*Data excerpt*.
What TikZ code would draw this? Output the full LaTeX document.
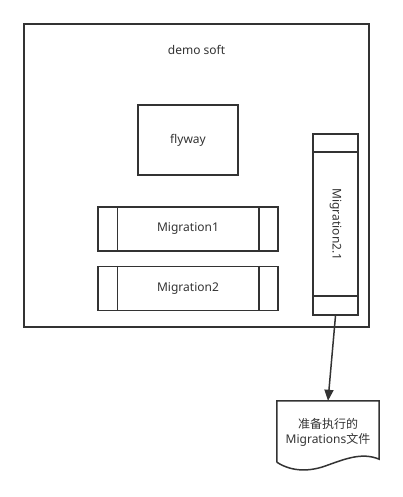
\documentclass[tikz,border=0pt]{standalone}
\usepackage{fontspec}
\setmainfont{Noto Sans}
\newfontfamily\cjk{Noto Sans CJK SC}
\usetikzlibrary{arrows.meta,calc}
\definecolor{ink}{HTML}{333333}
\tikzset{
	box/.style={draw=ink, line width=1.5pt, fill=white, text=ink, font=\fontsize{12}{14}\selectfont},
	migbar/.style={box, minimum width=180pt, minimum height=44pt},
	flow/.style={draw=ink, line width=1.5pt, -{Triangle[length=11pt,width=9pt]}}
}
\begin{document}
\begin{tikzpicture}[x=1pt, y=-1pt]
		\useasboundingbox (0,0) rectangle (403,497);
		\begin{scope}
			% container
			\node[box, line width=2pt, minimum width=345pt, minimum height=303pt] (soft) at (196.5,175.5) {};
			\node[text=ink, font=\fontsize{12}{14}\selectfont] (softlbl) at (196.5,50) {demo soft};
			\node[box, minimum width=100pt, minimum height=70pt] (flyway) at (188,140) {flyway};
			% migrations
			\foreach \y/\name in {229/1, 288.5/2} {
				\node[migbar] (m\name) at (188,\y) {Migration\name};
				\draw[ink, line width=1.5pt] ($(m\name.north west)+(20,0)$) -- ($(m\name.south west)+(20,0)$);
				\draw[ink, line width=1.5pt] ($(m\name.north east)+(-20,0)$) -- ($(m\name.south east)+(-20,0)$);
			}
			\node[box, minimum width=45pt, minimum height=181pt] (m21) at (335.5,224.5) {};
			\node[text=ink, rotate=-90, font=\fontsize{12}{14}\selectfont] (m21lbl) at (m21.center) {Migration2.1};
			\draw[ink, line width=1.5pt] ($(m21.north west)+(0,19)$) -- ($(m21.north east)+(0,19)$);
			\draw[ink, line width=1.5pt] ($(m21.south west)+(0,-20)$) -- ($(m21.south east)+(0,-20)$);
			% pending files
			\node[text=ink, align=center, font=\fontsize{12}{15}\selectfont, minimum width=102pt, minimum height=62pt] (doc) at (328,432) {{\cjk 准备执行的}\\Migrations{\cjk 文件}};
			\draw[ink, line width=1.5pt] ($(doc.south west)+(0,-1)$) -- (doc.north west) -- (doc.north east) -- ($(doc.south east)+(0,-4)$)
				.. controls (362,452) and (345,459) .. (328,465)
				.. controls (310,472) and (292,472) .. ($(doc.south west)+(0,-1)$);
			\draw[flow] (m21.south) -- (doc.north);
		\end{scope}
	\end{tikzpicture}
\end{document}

*Your objective*. Leave the pictures out and copy the rest of the data exactly.

*Exercise answer*.
What TikZ code would draw this? Output the full LaTeX document.
\documentclass[tikz,border=0pt]{standalone}
\usepackage{fontspec}
\setmainfont{Noto Sans}
\newfontfamily\cjk{Noto Sans CJK SC}
\usetikzlibrary{arrows.meta,calc}
\definecolor{ink}{HTML}{333333}
\tikzset{
	box/.style={draw=ink, line width=1.5pt, fill=white, text=ink, font=\fontsize{12}{14}\selectfont},
	migbar/.style={box, minimum width=180pt, minimum height=44pt},
	flow/.style={draw=ink, line width=1.5pt, -{Triangle[length=11pt,width=9pt]}}
}
\begin{document}
\begin{tikzpicture}[x=1pt, y=-1pt]
		\useasboundingbox (0,0) rectangle (403,497);
		\begin{scope}
			% container
			\node[box, line width=2pt, minimum width=345pt, minimum height=303pt] (soft) at (196.5,175.5) {};
			\node[text=ink, font=\fontsize{12}{14}\selectfont] (softlbl) at (196.5,50) {demo soft};
			\node[box, minimum width=100pt, minimum height=70pt] (flyway) at (188,140) {flyway};
			% migrations
			\foreach \y/\name in {229/1, 288.5/2} {
				\node[migbar] (m\name) at (188,\y) {Migration\name};
				\draw[ink, line width=1.5pt] ($(m\name.north west)+(20,0)$) -- ($(m\name.south west)+(20,0)$);
				\draw[ink, line width=1.5pt] ($(m\name.north east)+(-20,0)$) -- ($(m\name.south east)+(-20,0)$);
			}
			\node[box, minimum width=45pt, minimum height=181pt] (m21) at (335.5,224.5) {};
			\node[text=ink, rotate=-90, font=\fontsize{12}{14}\selectfont] (m21lbl) at (m21.center) {Migration2.1};
			\draw[ink, line width=1.5pt] ($(m21.north west)+(0,19)$) -- ($(m21.north east)+(0,19)$);
			\draw[ink, line width=1.5pt] ($(m21.south west)+(0,-20)$) -- ($(m21.south east)+(0,-20)$);
			% pending files
			\node[text=ink, align=center, font=\fontsize{12}{15}\selectfont, minimum width=102pt, minimum height=62pt] (doc) at (328,432) {{\cjk 准备执行的}\\Migrations{\cjk 文件}};
			\draw[ink, line width=1.5pt] ($(doc.south west)+(0,-1)$) -- (doc.north west) -- (doc.north east) -- ($(doc.south east)+(0,-4)$)
				.. controls (362,452) and (345,459) .. (328,465)
				.. controls (310,472) and (292,472) .. ($(doc.south west)+(0,-1)$);
			\draw[flow] (m21.south) -- (doc.north);
		\end{scope}
	\end{tikzpicture}
\end{document}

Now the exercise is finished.